Moody’s downgrades SJM debt

Moody has lowered its forecast for mass-market casino gross gaming revenue in Macau.
Moody has lowered its forecast for mass-market casino gross gaming revenue in Macau.

Moody’s has downgraded SJM Holdings’ corporate family rating to Ba3 from Ba2.

Macau.- Moody’s has cut SJM Holdings’ debt rating. The casino operator’s corporate family rating has been cut from Ba3 to Ba2. Both ratings are considered non-investment grade, with speculative elements and substantial credit risk.

Moody’s has also downgraded the backed senior unsecured ratings on bonds issued by an associated entity, Champion Path Holdings Ltd, that are guaranteed by SJM Holdings. They have been downgraded from B1 from Ba3.

“The downgrade is mainly driven by the slower recovery prospects for SJM’s gaming revenue during 2022-23 than we previously expected,” said Sean Hwang, Moody’s assistant vice president and analyst, in a press release on the rating change.

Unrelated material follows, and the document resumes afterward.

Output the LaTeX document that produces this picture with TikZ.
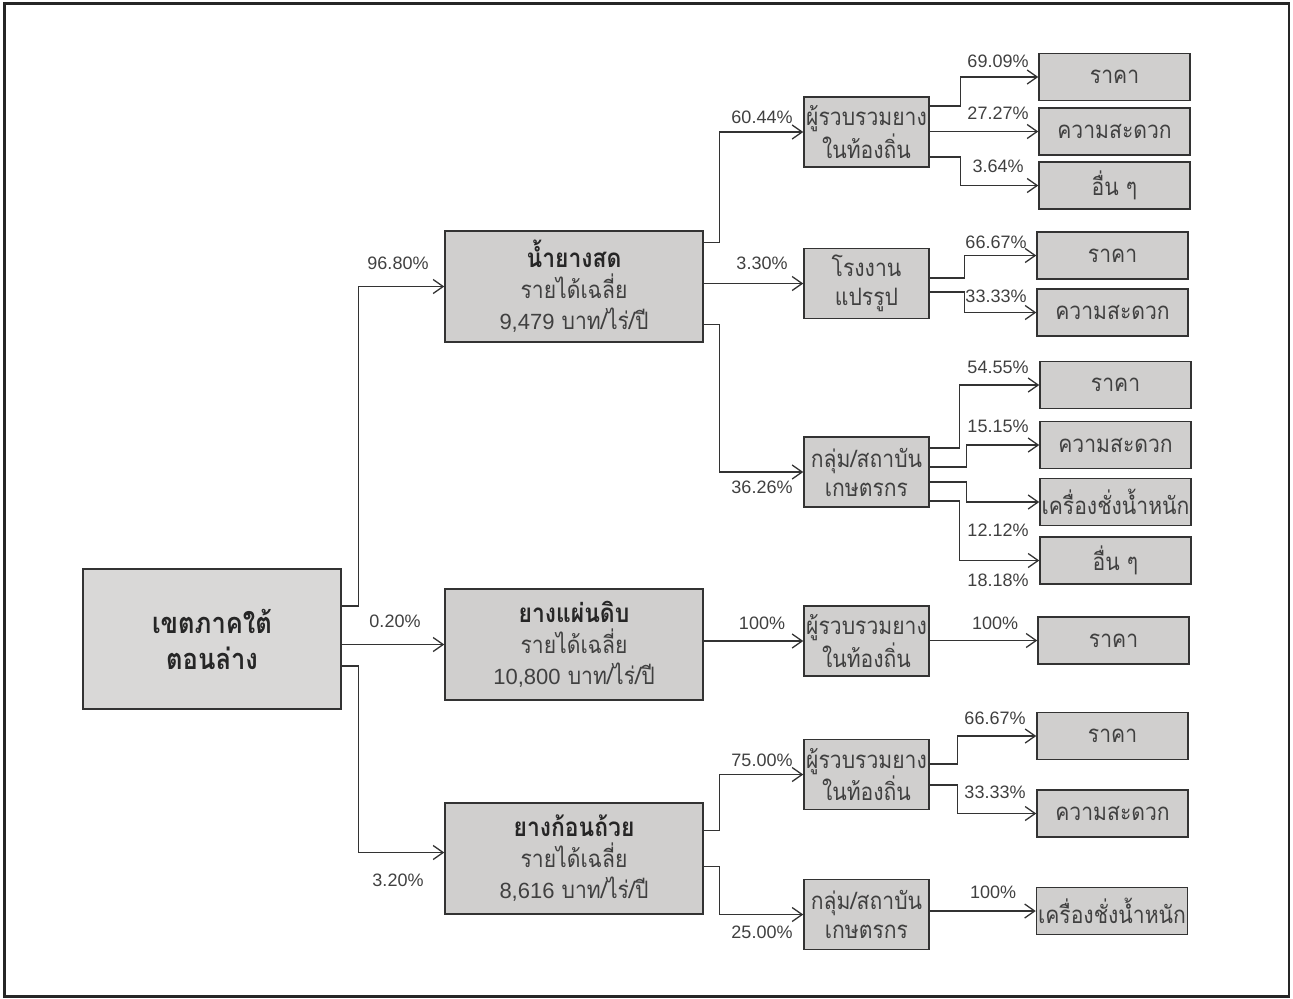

Hwang added: “The company’s continued cash burn in 2022 because of the persistently weak operating environment amid China’s enduring Covid-19 restrictions, and the expected gradual recovery starting only from 2023, suggest that SJM’s financial leverage will remain elevated over the next few years.”

He also said: “The rating review continues to reflect SJM’s weak liquidity because of the company’s delay in refinancing its loan maturity with long-term debt. SJM’s ratings are likely to be confirmed once the refinancing is completed.”

Moody’s has lowered its forecasts for the city’s mass-market casino gross gaming revenue in 2022 and 2023 to around 40 per cent and 80 per cent of 2019 levels, respectively.